Ketua Komisi II DPR, Rambe Kamarulzaman menyerahkan laporan komisi II mengenai Perppu Pilkada kepada Wakil Ketua DPR, Agus Hermanto selaku Ketua Rapat (tengah) disaksikan Ketua DPR, Setya Novanto (kiri) dan Wakil Ketua DPR, Fadli Zon (kanan) pada Rapat Paripurna di Gedung Nusantara II, Senayan, Jakarta, 20 Januari 2015. TEMPO/Dhemas Reviyanto
TEMPO.CO, Jakarta - Menteri Hukum dan Hak Asasi Manusia Yasonna Hamonangan Laoly senang DPR telah mengesahkan Rancangan Undang-Undang Ekstradisi Indonesia dengan Papua Nugini dan Vietnam. Laoly mengatakan pengesahan RUU tersebut mampu mempermudah upaya pemerintah memulangkan buron Bantuan Likuiditas Bank Indonesia, Djoko S. Tjandra, yang sudah berkewarganegaraan Papua Nugini.
"Kami harap pemulangan Djoko Tjandra jadi mudah," kata Laoly kepada wartawan di gedung DPR, Senin, 9 Februari 2015.

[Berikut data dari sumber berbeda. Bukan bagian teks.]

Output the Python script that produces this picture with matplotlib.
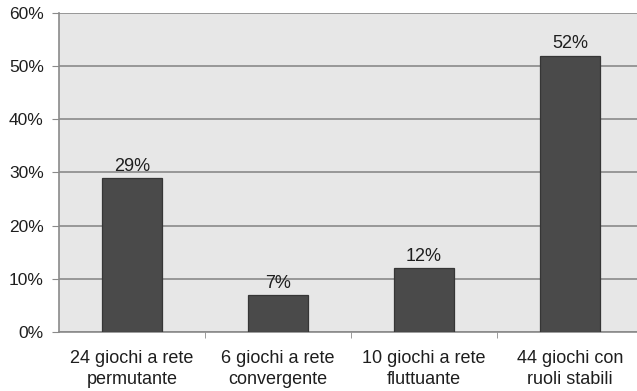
import matplotlib
matplotlib.use("Agg")
import matplotlib.pyplot as plt
from matplotlib.ticker import FixedLocator, PercentFormatter

categories = ["24 giochi a rete\npermutante", "6 giochi a rete\nconvergente",
              "10 giochi a rete\nfluttuante", "44 giochi con\nruoli stabili"]
values = [29, 7, 12, 52]
labels = ["29%", "7%", "12%", "52%"]
yticks = [0, 10, 20, 30, 40, 50, 60]

plt.rcParams['font.family'] = ['Liberation Sans', 'DejaVu Sans']

W, H = 637, 391
fig = plt.figure(figsize=(W / 100, H / 100), dpi=100)
fig.patch.set_facecolor("white")
left, right, top, bottom = 59, 643, 13, 332
ax = fig.add_axes([left / W, 1 - bottom / H, (right - left) / W, (bottom - top) / H])
ax.set_facecolor("#e7e7e7")

x = list(range(len(categories)))
ax.bar(x, values, width=0.41, color="#4a4a4a", edgecolor="#363636", linewidth=0.9, zorder=3)
for xi, v, lab in zip(x, values, labels):
    ax.text(xi, v + 0.6, lab, ha="center", va="bottom", fontsize=13, color="#1e1e1e", zorder=4)

ax.set_xlim(-0.5, len(categories) - 0.5)
ax.set_ylim(0, 60)
ax.yaxis.set_major_locator(FixedLocator(yticks))
ax.yaxis.set_major_formatter(PercentFormatter(decimals=0))
ax.grid(axis="y", color="#8a8a8a", linewidth=1.2, zorder=1)
ax.set_axisbelow(True)

ax.set_xticks(x)
ax.set_xticklabels(categories, fontsize=13, color="#1e1e1e", linespacing=1.3)
ax.xaxis.set_minor_locator(FixedLocator([i + 0.5 for i in range(len(categories) - 1)]))
ax.tick_params(axis="x", which="major", length=0, pad=13)
ax.tick_params(axis="x", which="minor", length=4, color="#8a8a8a")
ax.tick_params(axis="y", length=5, color="#8a8a8a", labelsize=12.5, labelcolor="#1e1e1e", pad=6)

for s in ["top", "right"]:
    ax.spines[s].set_visible(False)
for s in ["left", "bottom"]:
    ax.spines[s].set_color("#8a8a8a")
    ax.spines[s].set_linewidth(1.2)

fig.savefig("out.png", dpi=100)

Menurut Laoly, setelah RUU Ekstradisi disahkan, Menteri Luar Negeri dan Jaksa Agung perlu duduk bersama merumuskan strategi memulangkan Djoko Tjandra. Sebab, saat ini pemerintah belum tahu kabar terakhir keberadaan Djoko Tjandra. Kabar yang selama ini berkembang, Djoko Tjandra yang sudah berkewarganegaraan Papua Nugini kini tinggal di Singapura.
"Kami akan minta Menlu dan Jaksa Agung melakukan langkah-langkah yang jitu," kata Laoly.
Sebelumnya, pemerintah sempat punya masalah ekstradisi dengan Papua Nugini terkait dengan buron korupsi bernama Djoko S. Tjandra. Djoko divonis bersalah atas kasus Bantuan Likuiditas Bank Indonesia sebesar Rp 904 miliar. Ia diwajibkan membayar denda Rp 15 juta, dan uangnya di Bank Bali sebesar Rp 546 miliar disita.
Namun Djoko, yang juga bekas Direktur Utama PT Era Giat Prima, melarikan diri dari Indonesia dengan pesawat carteran melalui Bandara Halim Perdanakusuma, Jakarta Timur, ke Port Moresby, Papua Nugini, pada 10 Juni 2009. Buron ini melarikan diri tepat satu hari sebelum Mahkamah Agung memutuskan perkara tersebut.